Cut to one week later, and my tiny, quiet system with the bumping sound is up and running, but there's acrid smoke and a strange smell. That's from the microATX motherboard, which is just a smidge too big to fit the case, but I persisted in finally closing it with a mighty shove. On the phone with Newegg's service department, I can't keep from revealing that it's my first do-it-yourself system, and that I was a bit over-eager to make it work. "Well," the refund processor tells me, with a kind of verbal wink and inaudible shrug, "we can't complain that our customers are too excited, right?"
Not a year has gone by since where I didn't order nearly all my computer needs from Newegg: memory upgrades, replacement hard drives, headphones, USB drives and cables, anything that was needed to make a computer better or faster. I can probably name at least a dozen friends who buy the same way. That brand loyalty, encapsulated by the California-based firm's "Once you know, you Newegg" slogan, is no accident. Newegg turned a profit every single year since its 2001 founding, growing to more than $2 billion in sales in 2008, powered by roughly 2,000 employees. The following year, Newegg filed for a $175 million initial public offering, stating that it planned to use $25 million of that cash to expand into the Canadian and Chinese markets through 2010.
It makes sense, then, that Newegg's September 2009 filing turned a few heads, and perhaps seemed like the most sensible tech IPO to come along in some time (even if that's a very relative statement). Newegg was an established, profitable business, even if the profits were tight, and a familiar name among the tech-savvy. What happened next was, well, nothing much. Newegg swapped CEOs without much comment or notice, though the announcement carried a thumbs-up from their largest outside investor, Insight Venture Partners. Then, in May 2011, Newegg quietly dropped IPO plans, stating that it had decided not to go ahead with the stock sale, but providing no detail.
What happened?

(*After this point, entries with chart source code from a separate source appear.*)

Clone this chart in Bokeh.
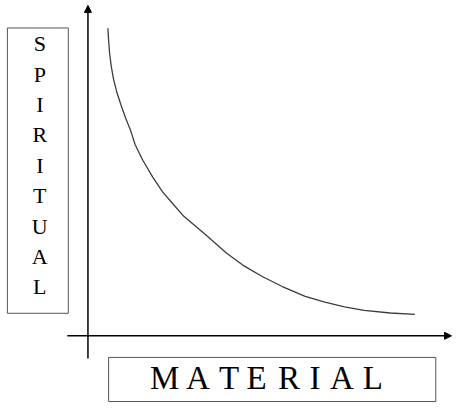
from bokeh.plotting import figure
from bokeh.models import Range1d, Arrow, NormalHead
from bokeh.core.properties import value
from bokeh.embed import file_html
from bokeh.resources import INLINE

# ---- data (chart units; the two axes cross at 0, 0) ----
material = [0.61, 0.63, 0.66, 0.71, 0.78, 0.88, 1.01, 1.15, 1.31, 1.44,
            1.68, 1.98, 2.28, 2.58, 2.93, 3.58, 4.23, 4.74, 5.34, 5.94,
            6.64, 7.24, 7.84, 8.44, 9.24, 9.99]
spiritual = [9.42, 9.07, 8.67, 8.27, 7.87, 7.47, 7.07, 6.67, 6.27, 5.86,
             5.37, 4.86, 4.41, 4.06, 3.66, 3.11, 2.54, 2.16, 1.81, 1.51,
             1.21, 1.03, 0.89, 0.78, 0.70, 0.66]
y_title = "SPIRITUAL"
x_title = "MATERIAL"

# ---- layout ----
U = 33.3  # reference px per unit
def ux(px):
    return (px - 89) / U
def uy(py):
    return (342 - py) / U

FONT = value("Liberation Serif")

p = figure(width=452, height=403,
           x_range=Range1d(ux(0), ux(460)), y_range=Range1d(uy(411), uy(0)),
           x_axis_type=None, y_axis_type=None,
           output_backend="svg", toolbar_location=None, min_border=0)
p.grid.visible = False
p.outline_line_color = None
p.background_fill_color = "white"
p.border_fill_color = "white"

# curve
p.line(material, spiritual, line_color="#3c3c3c", line_width=1.3, line_join="round")

# axes with arrow heads
p.add_layout(Arrow(end=NormalHead(size=7, fill_color="black", line_color="black", line_width=1),
                   x_start=0, y_start=uy(365), x_end=0, y_end=uy(5),
                   line_color="black", line_width=1.5))
p.add_layout(Arrow(end=NormalHead(size=7, fill_color="black", line_color="black", line_width=1),
                   x_start=ux(68), y_start=0, x_end=ux(459), y_end=0,
                   line_color="black", line_width=1.5))

# title boxes
p.quad(left=[ux(7)], right=[ux(69)], top=[uy(28)], bottom=[uy(319)],
       fill_color=None, line_color="#555555", line_width=1)
p.quad(left=[ux(110)], right=[ux(443)], top=[uy(364)], bottom=[uy(409)],
       fill_color=None, line_color="#555555", line_width=1)

# vertical title, one letter per row
letters_y = list(y_title)
ys = [uy(44 + 31 * i) for i in range(len(letters_y))]
p.text(x=[ux(40)] * len(letters_y), y=ys, text=letters_y,
       text_align="center", text_baseline="middle",
       text_font=FONT, text_font_size="22px", text_color="black")

# horizontal title, letter spaced
letters_x = list(x_title)
cx = [167, 201, 232.5, 260.5, 293.5, 320, 347.5, 379]
p.text(x=[ux(c) for c in cx], y=[uy(384.5)] * len(letters_x), text=letters_x,
       text_align="center", text_baseline="middle",
       text_font=FONT, text_font_size="33px", text_color="black")

open("out.html", "w").write(file_html(p, INLINE))
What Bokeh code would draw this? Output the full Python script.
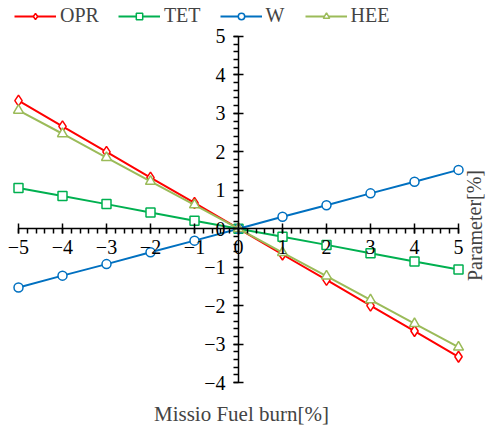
from bokeh.plotting import figure
from bokeh.models import Range1d, Legend, LegendItem, Label, SingleIntervalTicker
from bokeh.embed import file_html
from bokeh.resources import INLINE

x = [-5, -4, -3, -2, -1, 0, 1, 2, 3, 4, 5]
opr = [3.33, 2.66, 2.0, 1.33, 0.67, 0, -0.67, -1.33, -2.0, -2.66, -3.33]
tet = [1.06, 0.85, 0.64, 0.42, 0.21, 0, -0.21, -0.42, -0.64, -0.85, -1.06]
w = [-1.53, -1.22, -0.92, -0.61, -0.31, 0, 0.31, 0.61, 0.92, 1.22, 1.53]
hee = [3.08, 2.47, 1.85, 1.23, 0.62, 0, -0.62, -1.23, -1.85, -2.47, -3.08]

FONT = "Liberation Serif"
p = figure(width=486, height=431, output_backend="svg", toolbar_location=None,
           x_range=Range1d(-5.409, 5.636), y_range=Range1d(-5.273, 5.935),
           min_border=0, min_border_left=0, min_border_right=0,
           min_border_top=0, min_border_bottom=0)
p.outline_line_color = None
p.grid.visible = False

p.xaxis.fixed_location = 0
p.yaxis.fixed_location = 0
p.xaxis.bounds = (-5, 5)
p.yaxis.bounds = (-4, 5)
p.xaxis.ticker = SingleIntervalTicker(interval=1, num_minor_ticks=5)
p.yaxis.ticker = SingleIntervalTicker(interval=1, num_minor_ticks=5)
for ax in (p.xaxis, p.yaxis):
    ax.axis_line_color = "black"
    ax.axis_line_width = 1.5
    ax.major_tick_line_color = "black"
    ax.major_tick_line_width = 1.5
    ax.minor_tick_line_color = "black"
    ax.minor_tick_line_width = 1.5
    ax.major_tick_in = 5
    ax.major_tick_out = 5
    ax.minor_tick_in = 0
    ax.minor_tick_out = 5
    ax.major_label_text_font = FONT
    ax.major_label_text_font_size = "20px"
    ax.major_label_text_color = "black"
p.xaxis.major_label_standoff = 6
p.yaxis.major_label_standoff = 8

series = [("OPR", opr, "#FF0000", "diamond", 11),
          ("TET", tet, "#00B050", "square", 9),
          ("W", w, "#0070C0", "circle", 9),
          ("HEE", hee, "#9BBB59", "triangle", 10)]
items = []
for name, ys, col, mk, sz in series:
    r1 = p.line(x, ys, line_color=col, line_width=2)
    r2 = p.scatter(x, ys, marker=mk, size=sz, line_color=col, fill_color="white",
                   line_width=1.5)
    items.append(LegendItem(label=name, renderers=[r1, r2]))

legend = Legend(items=items, orientation="horizontal", location=(14, 404),
                label_text_font=FONT, label_text_font_size="20px",
                glyph_width=42, glyph_height=16, label_standoff=4, spacing=19,
                background_fill_alpha=0, border_line_color=None, padding=0, margin=0)
p.add_layout(legend, "center")

p.add_layout(Label(x=241, y=18, x_units="screen", y_units="screen",
                   text="Missio Fuel burn[%]", text_font=FONT, text_font_size="21px",
                   text_align="center", text_baseline="middle"))
p.add_layout(Label(x=474, y=206, x_units="screen", y_units="screen",
                   text="Parameter[%]", text_font=FONT, text_font_size="20px",
                   angle=1.5708, text_align="center", text_baseline="middle"))

open("out.html", "w").write(file_html(p, INLINE))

The internal factors are unknown. From the outside, one could guess that the industry that Newegg operates in shifted under its feet. The markets for traditional desktop and laptop systems hadn't shrunk much, but might have become as uncertain as the economy itself, depending on who you ask. Amazon, Newegg's main competitor in the online-only retail space, certainly hasn't stopped growing and gaining new angles. And more and more demand and attention shifted away from component-based systems to smartphones, tablets, razor-thin laptops and netbooks, and even the nascent but intriguing Web-only Chromebooks. All of these alternatives to what we know as the personal computer are difficult, if not nearly impossible, to upgrade or repair with Newegg components.